Start of Data segment

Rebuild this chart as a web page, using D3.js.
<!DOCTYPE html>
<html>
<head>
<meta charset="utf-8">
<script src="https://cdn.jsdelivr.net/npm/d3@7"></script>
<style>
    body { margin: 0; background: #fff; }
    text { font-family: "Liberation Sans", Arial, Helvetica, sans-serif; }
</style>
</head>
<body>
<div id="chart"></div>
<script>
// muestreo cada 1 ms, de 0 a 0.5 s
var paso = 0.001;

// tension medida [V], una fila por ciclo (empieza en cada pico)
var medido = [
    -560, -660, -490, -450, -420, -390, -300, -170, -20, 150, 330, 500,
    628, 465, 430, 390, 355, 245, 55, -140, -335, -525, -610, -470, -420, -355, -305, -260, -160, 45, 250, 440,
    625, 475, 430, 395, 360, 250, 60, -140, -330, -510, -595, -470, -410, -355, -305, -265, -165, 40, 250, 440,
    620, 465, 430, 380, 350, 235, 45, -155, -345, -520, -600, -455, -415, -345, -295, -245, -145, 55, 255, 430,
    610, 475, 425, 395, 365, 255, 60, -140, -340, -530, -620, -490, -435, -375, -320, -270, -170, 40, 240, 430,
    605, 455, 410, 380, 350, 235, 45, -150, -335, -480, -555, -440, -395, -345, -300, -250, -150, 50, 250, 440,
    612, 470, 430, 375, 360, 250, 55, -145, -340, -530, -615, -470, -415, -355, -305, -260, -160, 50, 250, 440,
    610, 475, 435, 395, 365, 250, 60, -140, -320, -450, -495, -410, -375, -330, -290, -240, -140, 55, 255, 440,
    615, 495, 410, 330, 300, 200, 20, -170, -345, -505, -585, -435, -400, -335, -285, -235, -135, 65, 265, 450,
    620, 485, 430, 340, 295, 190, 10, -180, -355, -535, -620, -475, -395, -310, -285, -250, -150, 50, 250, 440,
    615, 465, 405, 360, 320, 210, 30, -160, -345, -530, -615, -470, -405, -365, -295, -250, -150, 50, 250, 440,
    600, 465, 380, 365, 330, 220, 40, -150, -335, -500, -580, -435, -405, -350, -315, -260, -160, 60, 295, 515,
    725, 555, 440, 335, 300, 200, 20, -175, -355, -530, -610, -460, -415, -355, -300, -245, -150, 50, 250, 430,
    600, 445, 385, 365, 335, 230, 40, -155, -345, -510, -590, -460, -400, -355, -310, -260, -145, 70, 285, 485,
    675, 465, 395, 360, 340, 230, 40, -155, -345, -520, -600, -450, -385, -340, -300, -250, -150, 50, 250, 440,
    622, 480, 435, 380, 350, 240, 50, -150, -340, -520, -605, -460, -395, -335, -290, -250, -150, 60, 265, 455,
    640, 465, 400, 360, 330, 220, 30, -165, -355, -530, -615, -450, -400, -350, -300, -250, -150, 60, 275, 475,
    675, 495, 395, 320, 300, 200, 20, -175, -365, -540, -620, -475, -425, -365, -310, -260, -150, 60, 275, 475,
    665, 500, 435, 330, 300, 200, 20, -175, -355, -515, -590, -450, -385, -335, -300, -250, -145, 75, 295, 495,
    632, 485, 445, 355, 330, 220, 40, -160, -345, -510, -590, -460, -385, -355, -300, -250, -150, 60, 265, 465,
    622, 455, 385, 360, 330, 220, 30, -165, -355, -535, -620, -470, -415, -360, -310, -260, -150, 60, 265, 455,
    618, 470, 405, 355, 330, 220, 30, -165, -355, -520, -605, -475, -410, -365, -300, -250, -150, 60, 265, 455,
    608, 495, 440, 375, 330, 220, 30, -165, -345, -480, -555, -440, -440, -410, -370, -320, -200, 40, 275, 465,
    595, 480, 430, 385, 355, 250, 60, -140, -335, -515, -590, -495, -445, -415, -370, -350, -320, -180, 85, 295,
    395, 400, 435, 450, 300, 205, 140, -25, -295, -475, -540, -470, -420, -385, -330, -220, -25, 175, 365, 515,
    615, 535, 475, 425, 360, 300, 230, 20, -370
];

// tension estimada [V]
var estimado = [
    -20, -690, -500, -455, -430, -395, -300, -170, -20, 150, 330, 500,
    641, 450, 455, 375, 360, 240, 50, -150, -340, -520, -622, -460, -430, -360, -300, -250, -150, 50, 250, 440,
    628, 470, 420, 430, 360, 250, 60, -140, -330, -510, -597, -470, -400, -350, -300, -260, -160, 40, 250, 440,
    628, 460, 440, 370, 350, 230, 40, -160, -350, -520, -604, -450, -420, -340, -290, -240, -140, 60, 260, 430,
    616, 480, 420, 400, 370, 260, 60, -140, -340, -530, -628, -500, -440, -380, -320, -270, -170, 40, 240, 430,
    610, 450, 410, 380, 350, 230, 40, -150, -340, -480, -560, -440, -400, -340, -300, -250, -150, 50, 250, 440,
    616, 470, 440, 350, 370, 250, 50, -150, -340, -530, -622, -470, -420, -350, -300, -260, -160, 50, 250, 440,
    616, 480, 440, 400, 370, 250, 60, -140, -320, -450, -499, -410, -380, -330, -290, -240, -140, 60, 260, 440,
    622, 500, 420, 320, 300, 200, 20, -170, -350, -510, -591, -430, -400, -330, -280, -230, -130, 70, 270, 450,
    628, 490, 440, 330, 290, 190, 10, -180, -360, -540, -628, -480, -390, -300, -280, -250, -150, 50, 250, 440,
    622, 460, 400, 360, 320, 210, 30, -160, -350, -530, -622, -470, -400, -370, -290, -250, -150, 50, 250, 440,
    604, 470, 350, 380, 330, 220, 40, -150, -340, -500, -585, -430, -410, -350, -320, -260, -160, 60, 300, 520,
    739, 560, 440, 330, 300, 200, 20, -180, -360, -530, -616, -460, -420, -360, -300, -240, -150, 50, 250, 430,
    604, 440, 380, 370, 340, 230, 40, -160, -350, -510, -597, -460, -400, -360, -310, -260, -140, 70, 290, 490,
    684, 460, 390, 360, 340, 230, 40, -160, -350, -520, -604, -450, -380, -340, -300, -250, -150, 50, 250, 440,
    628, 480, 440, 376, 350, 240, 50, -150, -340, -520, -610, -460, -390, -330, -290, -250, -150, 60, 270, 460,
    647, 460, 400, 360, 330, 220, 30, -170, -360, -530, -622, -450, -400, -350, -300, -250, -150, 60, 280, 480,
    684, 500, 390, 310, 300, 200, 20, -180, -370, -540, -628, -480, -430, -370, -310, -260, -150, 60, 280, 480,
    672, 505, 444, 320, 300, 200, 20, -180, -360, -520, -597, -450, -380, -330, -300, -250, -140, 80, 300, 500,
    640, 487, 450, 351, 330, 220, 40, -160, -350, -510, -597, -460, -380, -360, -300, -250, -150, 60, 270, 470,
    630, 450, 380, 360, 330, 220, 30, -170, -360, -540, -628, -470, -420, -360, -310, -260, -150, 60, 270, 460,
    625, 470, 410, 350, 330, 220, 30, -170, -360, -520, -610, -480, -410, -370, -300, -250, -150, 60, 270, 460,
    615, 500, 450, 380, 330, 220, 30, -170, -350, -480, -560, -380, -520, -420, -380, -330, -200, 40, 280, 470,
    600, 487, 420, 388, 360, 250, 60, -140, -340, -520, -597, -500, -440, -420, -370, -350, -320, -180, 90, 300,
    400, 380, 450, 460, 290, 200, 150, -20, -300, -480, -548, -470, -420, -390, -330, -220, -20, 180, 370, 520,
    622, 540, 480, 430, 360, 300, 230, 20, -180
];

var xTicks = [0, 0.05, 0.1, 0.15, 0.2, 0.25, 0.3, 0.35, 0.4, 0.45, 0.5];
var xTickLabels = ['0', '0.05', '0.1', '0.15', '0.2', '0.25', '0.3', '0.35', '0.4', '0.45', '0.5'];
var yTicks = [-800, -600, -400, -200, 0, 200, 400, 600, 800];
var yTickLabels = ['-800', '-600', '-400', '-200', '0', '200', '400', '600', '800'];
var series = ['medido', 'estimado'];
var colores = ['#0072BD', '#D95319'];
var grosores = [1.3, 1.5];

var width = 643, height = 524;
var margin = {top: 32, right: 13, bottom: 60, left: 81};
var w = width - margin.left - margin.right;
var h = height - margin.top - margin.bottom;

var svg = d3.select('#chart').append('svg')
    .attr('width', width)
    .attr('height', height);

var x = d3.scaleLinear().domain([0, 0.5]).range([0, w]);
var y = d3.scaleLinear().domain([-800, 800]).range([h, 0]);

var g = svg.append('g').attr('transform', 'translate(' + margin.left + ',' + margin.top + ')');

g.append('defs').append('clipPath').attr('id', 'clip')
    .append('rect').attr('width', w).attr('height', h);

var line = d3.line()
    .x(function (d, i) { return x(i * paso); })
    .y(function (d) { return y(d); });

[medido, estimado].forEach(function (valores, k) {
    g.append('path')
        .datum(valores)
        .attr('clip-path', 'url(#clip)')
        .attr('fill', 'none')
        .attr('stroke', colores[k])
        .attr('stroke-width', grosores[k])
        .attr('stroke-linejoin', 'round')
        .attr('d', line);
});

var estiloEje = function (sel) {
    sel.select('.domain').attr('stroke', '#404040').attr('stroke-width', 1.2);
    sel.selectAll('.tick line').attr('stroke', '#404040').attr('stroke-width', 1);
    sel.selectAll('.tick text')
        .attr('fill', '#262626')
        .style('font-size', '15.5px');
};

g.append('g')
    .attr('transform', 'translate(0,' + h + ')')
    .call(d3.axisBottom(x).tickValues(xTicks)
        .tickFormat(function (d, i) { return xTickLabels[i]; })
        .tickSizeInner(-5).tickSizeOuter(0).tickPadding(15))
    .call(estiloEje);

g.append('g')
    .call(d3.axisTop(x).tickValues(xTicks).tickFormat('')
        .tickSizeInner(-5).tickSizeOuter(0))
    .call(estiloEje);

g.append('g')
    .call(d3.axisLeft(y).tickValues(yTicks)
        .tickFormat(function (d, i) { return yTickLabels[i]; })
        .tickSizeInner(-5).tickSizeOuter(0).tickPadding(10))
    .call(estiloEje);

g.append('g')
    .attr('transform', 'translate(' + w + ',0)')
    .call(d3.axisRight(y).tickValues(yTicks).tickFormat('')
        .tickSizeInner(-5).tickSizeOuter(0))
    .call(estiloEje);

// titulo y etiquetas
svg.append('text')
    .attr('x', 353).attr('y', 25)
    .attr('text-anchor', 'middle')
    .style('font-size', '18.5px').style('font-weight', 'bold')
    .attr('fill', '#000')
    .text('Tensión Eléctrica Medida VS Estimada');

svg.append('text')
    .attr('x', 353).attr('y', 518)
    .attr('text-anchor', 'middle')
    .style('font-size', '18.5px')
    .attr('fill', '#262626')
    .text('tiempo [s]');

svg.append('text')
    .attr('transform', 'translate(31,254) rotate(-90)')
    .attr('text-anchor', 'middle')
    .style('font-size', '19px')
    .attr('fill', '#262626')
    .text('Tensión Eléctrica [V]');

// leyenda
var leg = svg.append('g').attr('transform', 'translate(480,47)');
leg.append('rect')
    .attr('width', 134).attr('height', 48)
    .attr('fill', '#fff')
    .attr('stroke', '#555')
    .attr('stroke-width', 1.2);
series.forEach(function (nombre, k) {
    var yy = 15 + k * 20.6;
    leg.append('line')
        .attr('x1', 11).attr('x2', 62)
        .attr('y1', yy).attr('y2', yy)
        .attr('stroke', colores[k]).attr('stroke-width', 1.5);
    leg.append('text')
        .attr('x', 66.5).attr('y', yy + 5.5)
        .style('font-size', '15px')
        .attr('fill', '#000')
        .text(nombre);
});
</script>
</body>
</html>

End of Data segment

● **What to do**: Take every line from the data that contains the word "chart".

● **Task response**:
Rebuild this chart as a web page, using D3.js.
<div id="chart"></div>
var svg = d3.select('#chart').append('svg')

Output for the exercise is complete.